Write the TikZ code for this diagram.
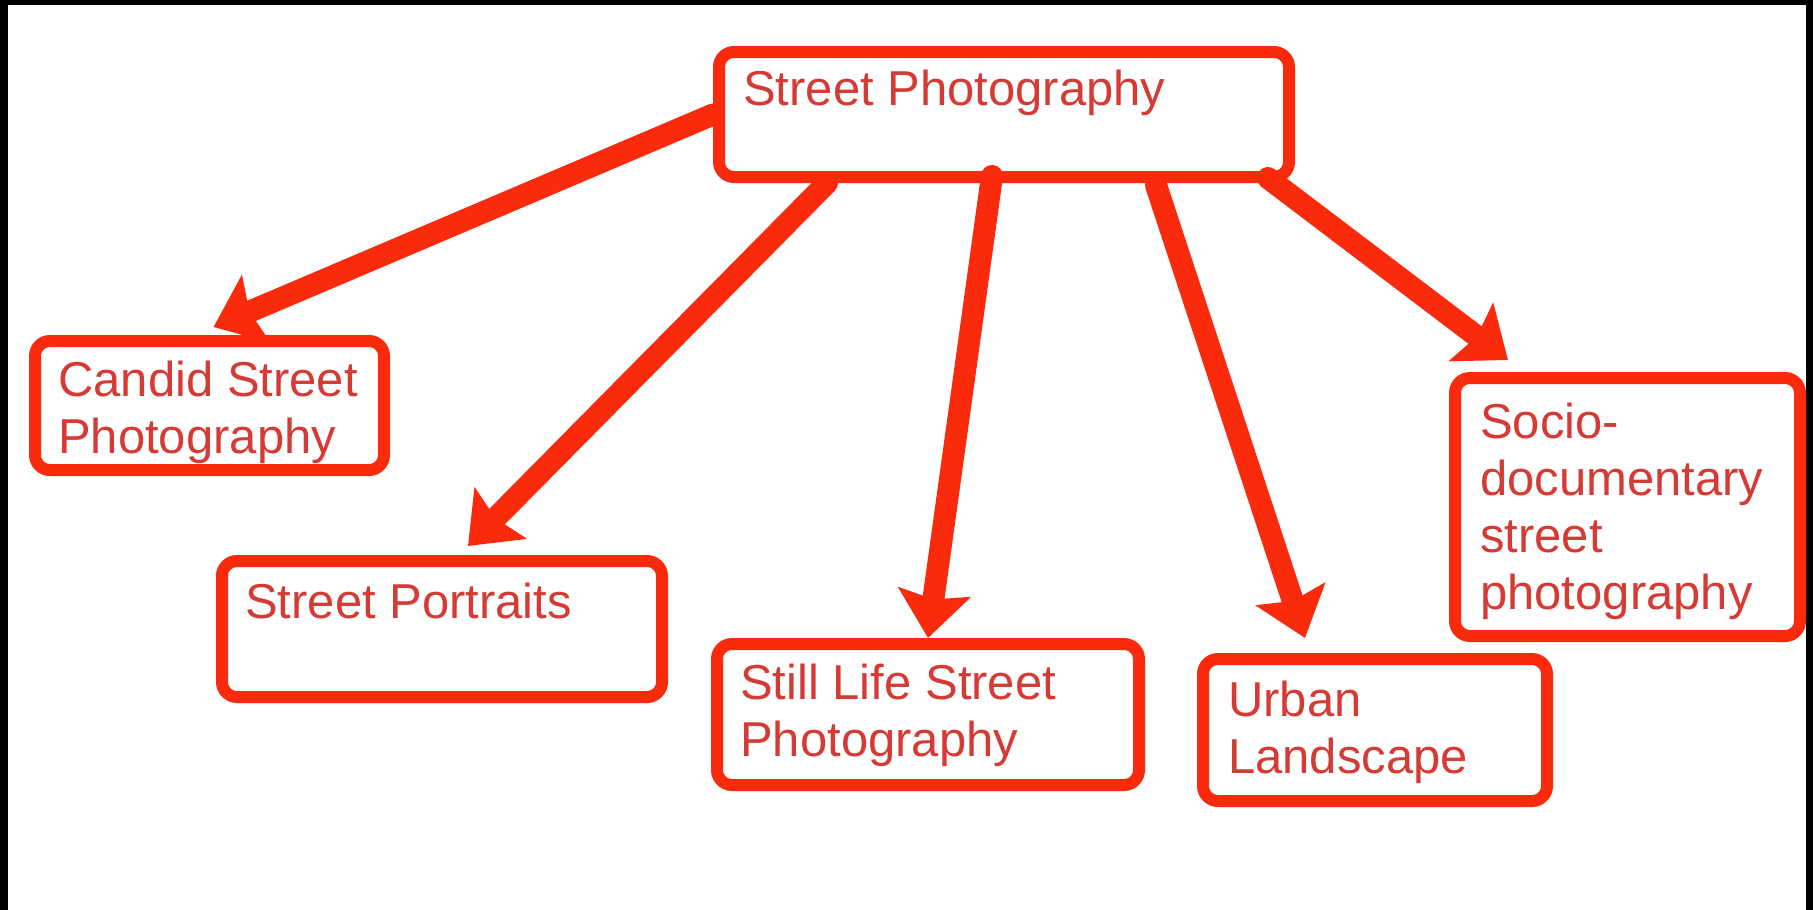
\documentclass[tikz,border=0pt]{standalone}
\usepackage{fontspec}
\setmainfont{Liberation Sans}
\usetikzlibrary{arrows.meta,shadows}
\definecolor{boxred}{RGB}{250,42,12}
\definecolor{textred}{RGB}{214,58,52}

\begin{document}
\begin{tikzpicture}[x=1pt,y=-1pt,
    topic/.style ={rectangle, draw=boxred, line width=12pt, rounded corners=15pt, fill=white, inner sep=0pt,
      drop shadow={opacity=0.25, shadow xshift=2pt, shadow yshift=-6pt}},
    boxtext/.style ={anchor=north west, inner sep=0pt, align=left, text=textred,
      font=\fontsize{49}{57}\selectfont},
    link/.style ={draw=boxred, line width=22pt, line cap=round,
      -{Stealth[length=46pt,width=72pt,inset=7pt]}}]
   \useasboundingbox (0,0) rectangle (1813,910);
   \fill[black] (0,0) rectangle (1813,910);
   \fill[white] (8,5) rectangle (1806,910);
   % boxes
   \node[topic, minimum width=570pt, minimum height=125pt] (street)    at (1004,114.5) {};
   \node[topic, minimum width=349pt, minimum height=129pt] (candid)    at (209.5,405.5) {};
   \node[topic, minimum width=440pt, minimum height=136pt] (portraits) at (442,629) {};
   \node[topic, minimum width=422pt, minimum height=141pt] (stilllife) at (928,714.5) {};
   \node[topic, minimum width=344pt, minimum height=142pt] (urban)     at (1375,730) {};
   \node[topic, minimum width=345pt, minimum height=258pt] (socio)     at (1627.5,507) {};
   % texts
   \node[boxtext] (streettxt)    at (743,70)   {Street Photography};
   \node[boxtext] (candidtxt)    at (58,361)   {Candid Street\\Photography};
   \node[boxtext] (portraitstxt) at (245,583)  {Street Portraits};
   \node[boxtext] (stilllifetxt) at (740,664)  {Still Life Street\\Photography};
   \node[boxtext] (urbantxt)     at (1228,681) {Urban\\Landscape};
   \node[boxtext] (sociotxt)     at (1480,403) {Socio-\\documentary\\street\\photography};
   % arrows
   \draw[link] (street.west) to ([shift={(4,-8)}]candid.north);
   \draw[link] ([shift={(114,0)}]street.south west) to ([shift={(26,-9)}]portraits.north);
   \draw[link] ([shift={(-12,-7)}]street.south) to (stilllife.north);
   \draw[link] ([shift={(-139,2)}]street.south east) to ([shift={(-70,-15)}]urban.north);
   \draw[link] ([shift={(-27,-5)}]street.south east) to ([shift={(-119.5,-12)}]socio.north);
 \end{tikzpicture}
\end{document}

——

* What the task asks *
Leave out the pictures and copy the rest of the material above exactly.

* Reply *
Write the TikZ code for this diagram.
\documentclass[tikz,border=0pt]{standalone}
\usepackage{fontspec}
\setmainfont{Liberation Sans}
\usetikzlibrary{arrows.meta,shadows}
\definecolor{boxred}{RGB}{250,42,12}
\definecolor{textred}{RGB}{214,58,52}

\begin{document}
\begin{tikzpicture}[x=1pt,y=-1pt,
    topic/.style ={rectangle, draw=boxred, line width=12pt, rounded corners=15pt, fill=white, inner sep=0pt,
      drop shadow={opacity=0.25, shadow xshift=2pt, shadow yshift=-6pt}},
    boxtext/.style ={anchor=north west, inner sep=0pt, align=left, text=textred,
      font=\fontsize{49}{57}\selectfont},
    link/.style ={draw=boxred, line width=22pt, line cap=round,
      -{Stealth[length=46pt,width=72pt,inset=7pt]}}]
   \useasboundingbox (0,0) rectangle (1813,910);
   \fill[black] (0,0) rectangle (1813,910);
   \fill[white] (8,5) rectangle (1806,910);
   % boxes
   \node[topic, minimum width=570pt, minimum height=125pt] (street)    at (1004,114.5) {};
   \node[topic, minimum width=349pt, minimum height=129pt] (candid)    at (209.5,405.5) {};
   \node[topic, minimum width=440pt, minimum height=136pt] (portraits) at (442,629) {};
   \node[topic, minimum width=422pt, minimum height=141pt] (stilllife) at (928,714.5) {};
   \node[topic, minimum width=344pt, minimum height=142pt] (urban)     at (1375,730) {};
   \node[topic, minimum width=345pt, minimum height=258pt] (socio)     at (1627.5,507) {};
   % texts
   \node[boxtext] (streettxt)    at (743,70)   {Street Photography};
   \node[boxtext] (candidtxt)    at (58,361)   {Candid Street\\Photography};
   \node[boxtext] (portraitstxt) at (245,583)  {Street Portraits};
   \node[boxtext] (stilllifetxt) at (740,664)  {Still Life Street\\Photography};
   \node[boxtext] (urbantxt)     at (1228,681) {Urban\\Landscape};
   \node[boxtext] (sociotxt)     at (1480,403) {Socio-\\documentary\\street\\photography};
   % arrows
   \draw[link] (street.west) to ([shift={(4,-8)}]candid.north);
   \draw[link] ([shift={(114,0)}]street.south west) to ([shift={(26,-9)}]portraits.north);
   \draw[link] ([shift={(-12,-7)}]street.south) to (stilllife.north);
   \draw[link] ([shift={(-139,2)}]street.south east) to ([shift={(-70,-15)}]urban.north);
   \draw[link] ([shift={(-27,-5)}]street.south east) to ([shift={(-119.5,-12)}]socio.north);
 \end{tikzpicture}
\end{document}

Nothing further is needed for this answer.